You see, I was in the process of driving my friend absolutely nuts as he cited Raj Cheddi as the source of an analysis stating financial mobility in America is dead (you can poke around his CV HERE), and I was countering by citing Thomas Sowell of Stanford’s Hoover Institution and his work on inequality and inequity (You can find more of his work HERE) as well as the Nassim Nicholas Taleb argument that many wealth statistics aren’t useful in a non-normal distributions with emergent phenomena (i.e. a fat tailed distributions).
It was clear that my friend fell into the more progressive/liberal side of the political spectrum, and while I was taking the devil’s advocate counter argument, it wouldn’t be fair to call me a Republican or traditional conservative in any regard.

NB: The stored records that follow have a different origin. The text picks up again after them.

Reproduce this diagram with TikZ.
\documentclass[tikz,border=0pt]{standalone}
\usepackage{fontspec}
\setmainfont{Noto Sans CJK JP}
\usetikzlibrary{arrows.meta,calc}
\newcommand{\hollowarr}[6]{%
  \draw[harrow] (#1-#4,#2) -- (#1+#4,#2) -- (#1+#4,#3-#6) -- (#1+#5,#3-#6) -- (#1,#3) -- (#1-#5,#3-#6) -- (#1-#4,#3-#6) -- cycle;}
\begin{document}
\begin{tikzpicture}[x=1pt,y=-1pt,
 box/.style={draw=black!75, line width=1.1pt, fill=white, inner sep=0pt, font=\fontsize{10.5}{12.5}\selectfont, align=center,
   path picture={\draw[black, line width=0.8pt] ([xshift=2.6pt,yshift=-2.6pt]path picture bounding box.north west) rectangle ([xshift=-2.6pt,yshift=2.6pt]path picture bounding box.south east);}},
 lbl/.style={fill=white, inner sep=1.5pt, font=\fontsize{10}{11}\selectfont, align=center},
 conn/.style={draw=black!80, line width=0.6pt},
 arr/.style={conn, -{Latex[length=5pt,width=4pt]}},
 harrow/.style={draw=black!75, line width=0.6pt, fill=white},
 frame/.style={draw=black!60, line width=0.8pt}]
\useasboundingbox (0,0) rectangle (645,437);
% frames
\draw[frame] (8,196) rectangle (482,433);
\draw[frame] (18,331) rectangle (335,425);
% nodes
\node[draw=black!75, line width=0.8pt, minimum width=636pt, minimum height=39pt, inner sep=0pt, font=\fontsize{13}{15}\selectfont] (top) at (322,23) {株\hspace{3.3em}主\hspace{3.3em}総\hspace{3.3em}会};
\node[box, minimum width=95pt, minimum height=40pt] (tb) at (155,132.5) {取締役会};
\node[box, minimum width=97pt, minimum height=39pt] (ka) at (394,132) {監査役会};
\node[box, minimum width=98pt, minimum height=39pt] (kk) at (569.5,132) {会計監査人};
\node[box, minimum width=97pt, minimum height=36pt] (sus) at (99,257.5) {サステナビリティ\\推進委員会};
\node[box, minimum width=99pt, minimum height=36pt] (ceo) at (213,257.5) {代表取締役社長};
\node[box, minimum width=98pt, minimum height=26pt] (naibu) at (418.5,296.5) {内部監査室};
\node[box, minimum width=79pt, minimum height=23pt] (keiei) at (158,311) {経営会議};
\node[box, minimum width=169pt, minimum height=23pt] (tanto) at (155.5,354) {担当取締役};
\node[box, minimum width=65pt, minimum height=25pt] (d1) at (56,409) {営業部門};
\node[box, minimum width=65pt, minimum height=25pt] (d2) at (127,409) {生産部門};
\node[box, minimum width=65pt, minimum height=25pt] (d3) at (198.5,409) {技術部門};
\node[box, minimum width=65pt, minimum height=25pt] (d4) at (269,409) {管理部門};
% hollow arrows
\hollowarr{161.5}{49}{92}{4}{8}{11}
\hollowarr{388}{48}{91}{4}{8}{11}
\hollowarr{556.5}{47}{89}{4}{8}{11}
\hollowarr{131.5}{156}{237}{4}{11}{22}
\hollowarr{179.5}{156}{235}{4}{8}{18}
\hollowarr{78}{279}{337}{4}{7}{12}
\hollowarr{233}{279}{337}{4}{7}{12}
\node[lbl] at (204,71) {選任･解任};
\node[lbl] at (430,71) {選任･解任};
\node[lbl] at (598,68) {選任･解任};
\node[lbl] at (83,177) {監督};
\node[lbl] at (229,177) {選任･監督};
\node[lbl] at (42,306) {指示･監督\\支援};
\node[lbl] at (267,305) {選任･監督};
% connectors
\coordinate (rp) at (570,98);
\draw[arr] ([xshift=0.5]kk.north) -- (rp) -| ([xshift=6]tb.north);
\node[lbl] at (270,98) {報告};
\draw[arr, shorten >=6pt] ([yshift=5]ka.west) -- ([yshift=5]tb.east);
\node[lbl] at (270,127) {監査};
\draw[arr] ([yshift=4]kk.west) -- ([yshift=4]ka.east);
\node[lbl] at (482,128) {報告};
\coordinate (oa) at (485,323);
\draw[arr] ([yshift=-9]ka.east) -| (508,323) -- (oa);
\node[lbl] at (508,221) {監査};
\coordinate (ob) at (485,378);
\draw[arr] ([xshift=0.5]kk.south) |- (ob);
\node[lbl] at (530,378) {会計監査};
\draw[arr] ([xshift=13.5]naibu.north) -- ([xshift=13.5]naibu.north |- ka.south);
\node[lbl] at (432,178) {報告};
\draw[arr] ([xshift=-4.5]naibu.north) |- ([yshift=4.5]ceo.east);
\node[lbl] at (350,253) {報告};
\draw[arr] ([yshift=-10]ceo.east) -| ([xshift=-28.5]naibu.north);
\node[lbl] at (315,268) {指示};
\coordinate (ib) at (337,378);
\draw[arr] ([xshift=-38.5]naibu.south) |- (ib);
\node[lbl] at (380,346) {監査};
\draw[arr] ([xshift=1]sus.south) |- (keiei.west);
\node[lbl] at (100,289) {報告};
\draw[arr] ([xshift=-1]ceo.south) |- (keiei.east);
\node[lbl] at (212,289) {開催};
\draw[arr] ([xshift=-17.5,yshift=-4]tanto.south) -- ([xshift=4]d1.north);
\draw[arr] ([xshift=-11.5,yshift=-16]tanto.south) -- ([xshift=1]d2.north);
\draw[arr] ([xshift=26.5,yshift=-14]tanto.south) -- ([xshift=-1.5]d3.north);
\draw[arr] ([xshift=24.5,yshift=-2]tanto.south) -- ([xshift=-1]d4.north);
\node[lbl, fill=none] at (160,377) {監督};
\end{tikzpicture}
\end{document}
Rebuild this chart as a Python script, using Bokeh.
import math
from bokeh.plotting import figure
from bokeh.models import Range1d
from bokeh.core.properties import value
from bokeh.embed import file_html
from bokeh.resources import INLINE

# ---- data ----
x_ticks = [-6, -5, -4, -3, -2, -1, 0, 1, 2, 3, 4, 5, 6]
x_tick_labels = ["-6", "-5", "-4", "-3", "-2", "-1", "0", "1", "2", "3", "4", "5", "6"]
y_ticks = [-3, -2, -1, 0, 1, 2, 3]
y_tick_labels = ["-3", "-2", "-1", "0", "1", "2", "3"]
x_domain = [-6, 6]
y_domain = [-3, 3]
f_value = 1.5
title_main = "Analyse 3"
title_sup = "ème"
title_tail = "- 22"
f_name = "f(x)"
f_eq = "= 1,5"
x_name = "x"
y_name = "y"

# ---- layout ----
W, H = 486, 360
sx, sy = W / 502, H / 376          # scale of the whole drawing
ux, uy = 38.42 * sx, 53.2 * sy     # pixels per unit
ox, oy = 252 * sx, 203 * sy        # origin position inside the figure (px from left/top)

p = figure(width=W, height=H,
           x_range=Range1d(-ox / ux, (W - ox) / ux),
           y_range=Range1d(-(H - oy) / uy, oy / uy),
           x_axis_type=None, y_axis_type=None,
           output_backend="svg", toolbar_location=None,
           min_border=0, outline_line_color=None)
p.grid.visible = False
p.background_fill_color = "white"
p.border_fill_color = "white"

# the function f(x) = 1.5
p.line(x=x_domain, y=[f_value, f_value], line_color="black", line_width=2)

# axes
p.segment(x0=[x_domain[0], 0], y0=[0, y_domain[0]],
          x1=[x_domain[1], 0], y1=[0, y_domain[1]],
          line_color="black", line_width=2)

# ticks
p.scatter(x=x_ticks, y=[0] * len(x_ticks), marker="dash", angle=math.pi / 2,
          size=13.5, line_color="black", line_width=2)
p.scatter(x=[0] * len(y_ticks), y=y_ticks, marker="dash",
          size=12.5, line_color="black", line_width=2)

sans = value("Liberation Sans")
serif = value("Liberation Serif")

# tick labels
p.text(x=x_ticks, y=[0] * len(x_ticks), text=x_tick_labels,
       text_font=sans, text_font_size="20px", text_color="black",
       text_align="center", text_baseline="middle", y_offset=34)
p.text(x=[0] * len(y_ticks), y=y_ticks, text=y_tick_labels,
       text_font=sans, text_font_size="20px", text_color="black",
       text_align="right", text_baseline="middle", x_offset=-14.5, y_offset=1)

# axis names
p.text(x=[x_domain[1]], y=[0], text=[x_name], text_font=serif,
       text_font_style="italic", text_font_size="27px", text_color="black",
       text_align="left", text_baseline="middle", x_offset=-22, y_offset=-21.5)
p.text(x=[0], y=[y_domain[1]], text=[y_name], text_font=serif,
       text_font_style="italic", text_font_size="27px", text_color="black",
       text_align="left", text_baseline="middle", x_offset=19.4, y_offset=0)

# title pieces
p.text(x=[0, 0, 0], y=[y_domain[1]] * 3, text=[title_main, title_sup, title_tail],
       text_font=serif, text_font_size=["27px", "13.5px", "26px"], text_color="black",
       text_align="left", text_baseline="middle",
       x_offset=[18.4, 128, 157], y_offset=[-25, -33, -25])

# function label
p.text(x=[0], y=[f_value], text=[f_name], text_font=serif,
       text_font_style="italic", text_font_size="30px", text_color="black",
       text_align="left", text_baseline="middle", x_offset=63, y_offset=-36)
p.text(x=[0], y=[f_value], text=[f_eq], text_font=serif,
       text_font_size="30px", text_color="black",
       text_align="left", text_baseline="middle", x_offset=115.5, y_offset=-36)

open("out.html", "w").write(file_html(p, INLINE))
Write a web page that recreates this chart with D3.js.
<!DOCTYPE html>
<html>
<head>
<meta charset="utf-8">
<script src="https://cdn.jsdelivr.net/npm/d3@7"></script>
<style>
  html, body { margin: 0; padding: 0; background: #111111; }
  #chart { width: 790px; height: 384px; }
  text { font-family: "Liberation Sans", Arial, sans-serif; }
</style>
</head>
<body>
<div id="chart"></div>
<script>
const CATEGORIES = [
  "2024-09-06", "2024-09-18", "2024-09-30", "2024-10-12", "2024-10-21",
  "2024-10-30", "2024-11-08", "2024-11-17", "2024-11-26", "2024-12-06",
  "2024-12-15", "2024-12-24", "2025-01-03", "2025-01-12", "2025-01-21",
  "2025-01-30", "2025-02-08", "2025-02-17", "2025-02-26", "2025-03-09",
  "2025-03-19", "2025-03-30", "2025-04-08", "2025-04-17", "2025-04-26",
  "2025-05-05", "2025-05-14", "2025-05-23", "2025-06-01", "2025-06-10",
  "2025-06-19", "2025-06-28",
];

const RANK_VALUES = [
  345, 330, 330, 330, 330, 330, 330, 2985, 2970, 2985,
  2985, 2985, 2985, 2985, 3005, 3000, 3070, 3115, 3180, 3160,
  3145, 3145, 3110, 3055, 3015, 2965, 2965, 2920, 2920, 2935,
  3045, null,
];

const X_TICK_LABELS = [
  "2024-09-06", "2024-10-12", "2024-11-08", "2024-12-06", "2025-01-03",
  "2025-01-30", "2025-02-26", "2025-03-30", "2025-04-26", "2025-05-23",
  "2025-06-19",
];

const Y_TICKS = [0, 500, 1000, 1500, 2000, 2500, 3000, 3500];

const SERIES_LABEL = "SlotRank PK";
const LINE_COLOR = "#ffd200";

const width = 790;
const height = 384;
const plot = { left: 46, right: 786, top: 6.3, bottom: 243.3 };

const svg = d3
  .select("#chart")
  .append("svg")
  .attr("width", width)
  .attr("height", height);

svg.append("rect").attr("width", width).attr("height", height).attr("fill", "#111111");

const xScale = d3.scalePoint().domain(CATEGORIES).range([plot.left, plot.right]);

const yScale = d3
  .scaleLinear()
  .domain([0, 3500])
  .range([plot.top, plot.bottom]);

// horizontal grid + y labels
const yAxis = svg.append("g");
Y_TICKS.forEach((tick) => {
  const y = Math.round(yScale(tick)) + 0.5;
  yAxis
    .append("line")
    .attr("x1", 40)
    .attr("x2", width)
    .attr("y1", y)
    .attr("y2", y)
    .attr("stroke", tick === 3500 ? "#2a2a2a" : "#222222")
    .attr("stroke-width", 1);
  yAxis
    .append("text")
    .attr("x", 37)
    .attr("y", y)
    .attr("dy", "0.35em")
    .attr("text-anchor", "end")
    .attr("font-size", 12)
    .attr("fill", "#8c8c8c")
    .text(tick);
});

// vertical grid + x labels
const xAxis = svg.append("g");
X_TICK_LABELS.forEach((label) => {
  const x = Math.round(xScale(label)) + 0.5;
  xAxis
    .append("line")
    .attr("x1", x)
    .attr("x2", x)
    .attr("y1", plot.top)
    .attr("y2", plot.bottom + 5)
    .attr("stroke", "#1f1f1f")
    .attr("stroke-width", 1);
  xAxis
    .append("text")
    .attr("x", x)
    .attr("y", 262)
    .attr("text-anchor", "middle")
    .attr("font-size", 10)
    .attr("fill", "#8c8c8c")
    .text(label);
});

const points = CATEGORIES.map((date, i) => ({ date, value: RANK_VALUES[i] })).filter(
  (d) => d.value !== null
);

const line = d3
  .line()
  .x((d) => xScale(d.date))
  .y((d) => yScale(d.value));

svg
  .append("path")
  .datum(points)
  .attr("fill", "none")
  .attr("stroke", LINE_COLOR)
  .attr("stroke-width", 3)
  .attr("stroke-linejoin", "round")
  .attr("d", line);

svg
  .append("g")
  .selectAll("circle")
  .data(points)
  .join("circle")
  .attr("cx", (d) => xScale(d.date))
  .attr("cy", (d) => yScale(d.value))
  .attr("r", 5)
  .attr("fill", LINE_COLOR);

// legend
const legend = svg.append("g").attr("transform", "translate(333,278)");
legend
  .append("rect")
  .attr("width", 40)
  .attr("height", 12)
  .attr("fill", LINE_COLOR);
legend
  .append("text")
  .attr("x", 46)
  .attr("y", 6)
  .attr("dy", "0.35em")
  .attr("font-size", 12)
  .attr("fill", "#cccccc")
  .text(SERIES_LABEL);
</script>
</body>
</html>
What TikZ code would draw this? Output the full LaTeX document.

Where does a sovereign individual live politically?
I used to be like my parents and only able to muster every Jewish family’s favorite reply to the, ‘Where do you live politically?” question, which was to say, a fiscal conservative and a social liberal, but I now see the natural extension of that becoming a mix between libertarianism and localism.
Libertarianism, because it focuses on individual liberties and freedom from coercion.
Localism, because it is concerned with governance at various scales and sizes.
Bitcoiners are still finding their political voices, and in many ways I believe they will come to a conclusion that rests somewhere closer to my early read, that is to say, Bitcoiners are Bitcoiners because we expressly believe the government should not be responsible for certain aspects of public life, including both the financial aspects of life as well as the social aspects, but we also believe that truth matters (it’s why decentralization of the Bitcoin blockchain is of incredible importance).
That is, I don’t care how you want to assemble your family (as long as you aren’t abusing your children and/or spouse), whether you want to smoke, drink, squat heavy, eat crappy food or go full carnivore.
I do believe that you, more than anyone else are responsible for all of those choices and don’t need to be ‘nudged’ or coerced into making different choices by a government.
(NOTE: This doesn’t mean I don’t believe you shouldn’t take care of yourself, your body, and your family. It’s that I don’t believe that any existing power should have a mechanism of control or coercion over you to generate what they believe to be a ‘desirable’ outcome.)
So while my friend and I agreed, we didn’t.
Our theses collided in the sense that both of us believed the present day financial and social policy was generating outcomes that were net negative for the American public, but we didn’t come to agreement on what to do about it.
My bias is that when a thorn is stuck in the lion’s paw, the best course of action is to remove it and make sure nobody has the power to poke future thorns into the lion. It seemed his belief was that we needed to find a better way to manage the system of thorns and paw sticking (maybe we choose a different paw?) to generate better social outcomes amongst those with thorns stuck in paws.
That is, I believe macro phenomena are largely emergent and cannot be controlled top down, while my friend had an intuition that macro phenomena could be regulated by the proper causal understanding and intervention.
Fundamentally, reality will prove one of us correct in the long run and I’m sure our current bifurcated political institutions will follow suit (to be clear though, I’m betting on Bitcoin).